Находились среди угрян люди, которые весьма охотно прислушивались к речам оковского княжича. В основном это были главы богатых родов, у которых за зиму набирались излишки мехов, имелись запасы меда и воска, которые можно выменять у хазар на дорогие ткани, красивую посуду, серебро. В этом отношении дружба с вятичами и даже война с Хазарией стали бы очень выгодным делом. Успешная война, разумеется, после которой славянские купцы получат возможность приезжать в хазарские города и торговать там беспошлинно. В неурожайный год можно бы и жита прикупить в более плодородных южных землях. Прошедшей зимой князь Вершина договаривался со Святомером о том, что в конце весны, в самое голодное время, тот пришлет угрянам хлеба, за который они рассчитаются добытыми за зиму мехами. Последние два месяца перед уборкой урожая люди перебивались кто как мог – дичью, рыбой, разными лесными травами. Обещанные сроки уже миновали, и теперь князь Вершина намекал Доброславу, что ждал от его отца хлебный обоз.

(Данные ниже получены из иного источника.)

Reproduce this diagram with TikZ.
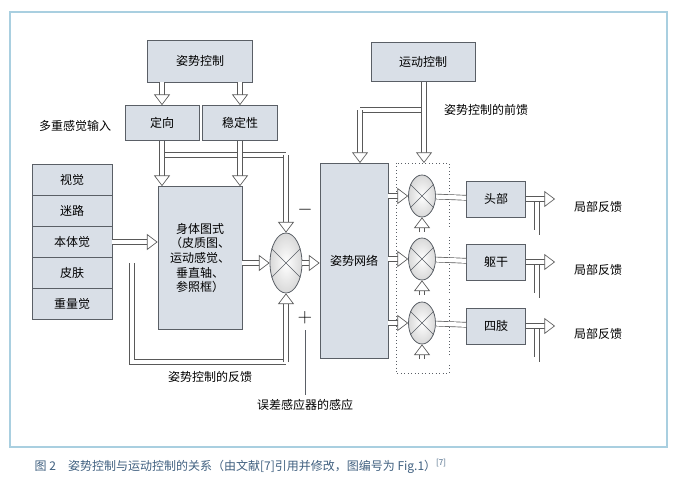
\documentclass[tikz,border=0pt]{standalone}
\usepackage{fontspec}
\setmainfont{Noto Sans CJK SC}
\usetikzlibrary{shapes.geometric, arrows.meta, positioning, calc}
\definecolor{boxfill}{HTML}{D9DFE7}
\definecolor{boxline}{HTML}{5A5F66}
\definecolor{framecol}{HTML}{A9CFE0}
\definecolor{capcol}{HTML}{3F5F7F}
\tikzset{
  blk/.style={draw=boxline, fill=boxfill, line width=0.6pt, font=\small, align=center},
  sumnode/.style={draw=boxline, ellipse, shading=radial, inner color=white, outer color=black!15, line width=0.6pt},
  pipe/.style={draw=black!65, double=white, double distance=3.2pt, line width=0.5pt, -{Triangle[open, fill=white, width=12pt, length=8pt]}},
  pipeline/.style={draw=black!65, double=white, double distance=3.2pt, line width=0.5pt},
  lbl/.style={font=\small},
}
\newcommand{\crossit}[1]{\draw[boxline, line width=0.5pt] (#1.45) -- (#1.225) (#1.135) -- (#1.-45);}
\begin{document}
\begin{tikzpicture}[x=0.75pt, y=-0.75pt]
  \useasboundingbox (0,0) rectangle (674,500);
  \draw[framecol, line width=0.8pt] (10,12) rectangle (667,447);

  % upper blocks
  \node[blk, minimum width=105*0.75pt, minimum height=42*0.75pt] (posctl) at (200,61) {姿势控制};
  \node[blk, minimum width=74*0.75pt, minimum height=35*0.75pt] (orient) at (162,123) {定向};
  \node[blk, minimum width=75*0.75pt, minimum height=35*0.75pt] (stable) at (240,123) {稳定性};
  \node[lbl] (multi) at (75,126) {多重感觉输入};
  \node[blk, minimum width=104*0.75pt, minimum height=39*0.75pt] (motctl) at (423,62) {运动控制};
  \node[lbl] (ffwd) at (486,110) {姿势控制的前馈};

  % sensory stack
  \foreach \t [count=\i] in {视觉, 迷路, 本体觉, 皮肤, 重量觉}
    \node[blk, minimum width=80*0.75pt, minimum height=31*0.75pt] (s\i) at (72,149+31*\i) {\t};

  % body schema and comparator
  \node[blk, minimum width=84*0.75pt, minimum height=143*0.75pt] (body) at (200,258) {身体图式\\（皮质图、\\运动感觉、\\垂直轴、\\参照框）};
  \node[sumnode, minimum width=32*0.75pt, minimum height=60*0.75pt, inner sep=0pt] (sum) at (286,263) {};
  \crossit{sum}
  \node[font=\Large] (minus) at (305,210) {$-$};
  \node[font=\Large] (plus) at (305,318) {$+$};
  \coordinate (errtop) at (305,330);
  \node[lbl] (err) at (305,405) {误差感应器的感应};
  \draw[boxline, line width=0.6pt] (errtop) -- (err.north);

  % posture network
  \node[blk, minimum width=68*0.75pt, minimum height=195*0.75pt] (net) at (354,261) {姿势网络};
  \draw[boxline, dotted, line width=0.6pt] (396,163) rectangle (449,373);

  % effectors
  \foreach \n/\t/\y in {head/头部/199, trunk/躯干/262, limb/四肢/326} {
    \node[sumnode, minimum width=27*0.75pt, minimum height=42*0.75pt, inner sep=0pt] (c\n) at (422,\y-3) {};
    \crossit{c\n}
    \node[blk, minimum width=59*0.75pt, minimum height=36*0.75pt] (\n) at (496,\y) {\t};
    \node[lbl] (fb\n) at (598,\y+8) {局部反馈};
    \coordinate (o\n) at (555,\y);
    \coordinate (r\n) at (537,\y);
    \coordinate (l\n) at ($(c\n.south)+(0,15)$);
    \draw[pipe] (net.east |- c\n) -- (c\n);
    \draw[pipeline] (c\n) -- (\n);
    \draw[pipeline] (r\n) |- (l\n);
    \draw[pipe] (\n) -- (o\n);
    \draw[pipe] (l\n) -- (c\n.south);
  }

  % top-down arrows
  \draw[pipe] (posctl.south -| orient) -- (orient);
  \draw[pipe] (posctl.south -| stable) -- (stable);
  \coordinate (br) at (162,155);
  \coordinate (bre) at (286,155);
  \draw[pipeline] (br) -- (bre);
  \draw[pipe] (bre) -- (sum.north);
  \draw[pipe] (orient) -- (body.north -| orient);
  \draw[pipe] (stable) -- (body.north -| stable);

  % motor control feed-forward
  \coordinate (mbr) at (424,110);
  \coordinate (mbl) at (360,110);
  \coordinate (nettop) at (360,163);
  \draw[pipeline] (mbr) -- (mbl);
  \draw[pipe] (mbl) -- (nettop);
  \draw[pipe] (424,82) -- (424,163);

  % sensory input and feedback
  \coordinate (fbs) at (132,263);
  \coordinate (fbe) at (286,362);
  \draw[pipeline] (fbs) |- (fbe);
  \draw[pipe] (fbe) -- (sum.south);
  \draw[pipe] (s3.east) -- (body.west |- s3);
  \node[lbl] (fbl) at (210,377) {姿势控制的反馈};
  \draw[pipe] (body.east |- sum) -- (sum);
  \draw[pipe] (sum) -- (net.west |- sum);

  % caption
  \node[font=\small, text=capcol, anchor=west] (cap) at (30,466) {图 2\quad 姿势控制与运动控制的关系（由文献[7]引用并修改，图编号为 Fig.1）\textsuperscript{[7]}};
\end{tikzpicture}
\end{document}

– Не до торговли нам было, батюшка, – хмуро отвечал оковский княжич. – По весне нас другие заботы одолевали – не обозы отправлять, а войска собирать.
– Был у нас уговор, а слово держать надо.
– Мой отец не хуже других свое слово держать умеет. И ты, князь Вершина, помнишь ли, о чем уговор-то у вас был? Мы вам хлеб, а вы нам людей в войско.
Понять его не составляло труда: хлебный обоз задержался именно ради того, чтобы вынудить Вершину дать людей.
– Как же нашим людям воевать, если они от голода ног не таскают? – отвечал Богомер. – Голодный много ли навоюет? Вы бы сперва хлеба прислали. А потом уж ратников просили.
– О чем торгуешься ты со мной, батюшка! – сорвался однажды Доброслав. Он был достаточно сдержанным человеком, но уклончивость угрян казалась ему глупой и выводила из себя. – Сам, как иудей торговый из Итиля, простите меня чуры! О чем торгуешься? О жизни и смерти своей? Ты думаешь, только нам этот донской хлеб нужен? А вам не нужен? Вы, как лешие, кору можете жевать? Ну, скажи мне, у вас часто хороший урожай бывает? Ах, через три года на четвертый! – сам ответил он, не дав Вершине раскрыть рта. – А в остальные годы то вымокнет, то высохнет? Или неправда, что у вас два неурожайных года подряд было?